On ne résout pas un problème en créant un autre
La rivière Ubangi dont question, connait actuellement un étiage très sévère suite aux impacts négatifs du changement climatique, ce qui rend difficile sa navigabilité saisonnière.
En plus, cette rivière se trouve dans la cuvette centrale, région recouverte par plus de 100.000 m² de tourbière tropicale.
La bonne gouvernance et la gestion intégrée des ressources en eau peuvent atténuer les menaces pesant sur un puits de carbone transfrontalier de plus de 30 milliards de mètres cubes, soit plus de trois ans de pollution mondiale qui risquerait de s’échapper dans la nature avec des lourdes conséquences pour notre planète.
Au regard des impacts négatifs grandissants que le changement climatique a sur les ressources en eau dans et aux environs de la région du Bassin du Congo, la valorisation de l’eau douce devient une urgence pour l’humanité. Celle-ci pourra se faire grâce à des partenariats axés sur un transfert de technologie et des méthodes de gestion plus efficiente de cette ressource cruciale dans plusieurs secteurs utilisateurs comme la navigation, l’agriculture, la santé et l’hygiène, le tourisme, les industries, la biodiversité, l’hydroélectricité, l’approvisionnement en eau, la pêche, les infrastructures, c’est la mise en œuvre de l’ODD 17.
Les utilisations de l’eau à travers le monde ont prouvé que cette ressource est tarissable, car capable de disparaitre et fragile puisque la pollution en réduit la disponibilité. “De manière générale, c’est ce manque de disponibilité d’eau qui engendre très rapidement des conflits entre Communautés ou entre groupes d’utilisateurs. Pareils conflits peuvent embraser les États”, préviens dans son message la gestionnaire l’environnement RDcongolais.
Cet argument parait paradoxal car, par sa valeur et son importance, l’eau est source de paix et non de conflit.
Prenant en compte les impacts négatifs du changement climatique sur l’eau, les projets intégrateurs avec des interfaces plus importants du genre NEXUS Eau-énergie-écosystèmes ou alimentation sont à encourager vivement, car rien ne se perd, mais tout se conserve.
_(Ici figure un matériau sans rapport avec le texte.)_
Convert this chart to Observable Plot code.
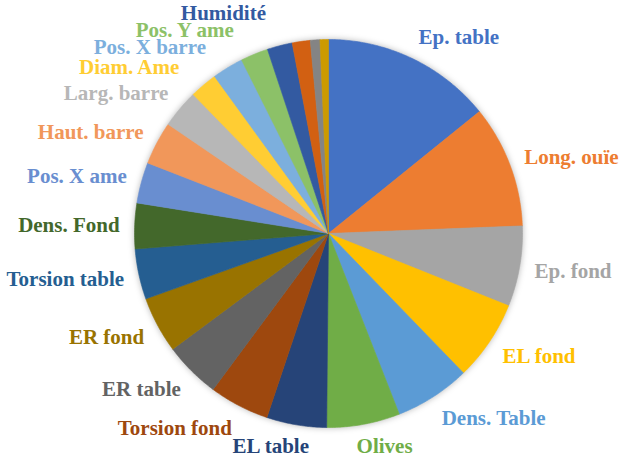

Raison pour laquelle Ève Bazaïba encourage les États membres de la Conférence de l’eau à valoriser cette nouvelle approche qui du reste cadre avec les objectifs de développement durable de notre planète.
De l’objectif 6 des ODD
Parlant de l’objectif 6 des ODD qui vise à garantir l’accès de tous à l’eau et à l’assainissement et une gestion durable des ressources en eau, y compris celle des eaux transfrontalières, Ève Bazaïba est revenue sur la demande de nomination d’un Envoyé Spécial des Nations Unies pour l’Eau. Vu les défis immenses de l’atteinte de l’ODD 6 pour les pays africains, elle attend à ce que ce poste soit occupé par une personnalité de haut niveau provenant du continent africain capable de porter la voix des pays les plus vulnérables. Pour s’assurer que l’eau sera dotée d’une attention politique permanente, nous demandons également que cet Envoyé Spécial soit basé à New York et ait des liens étroits avec l’Union Africaine et l’ONU.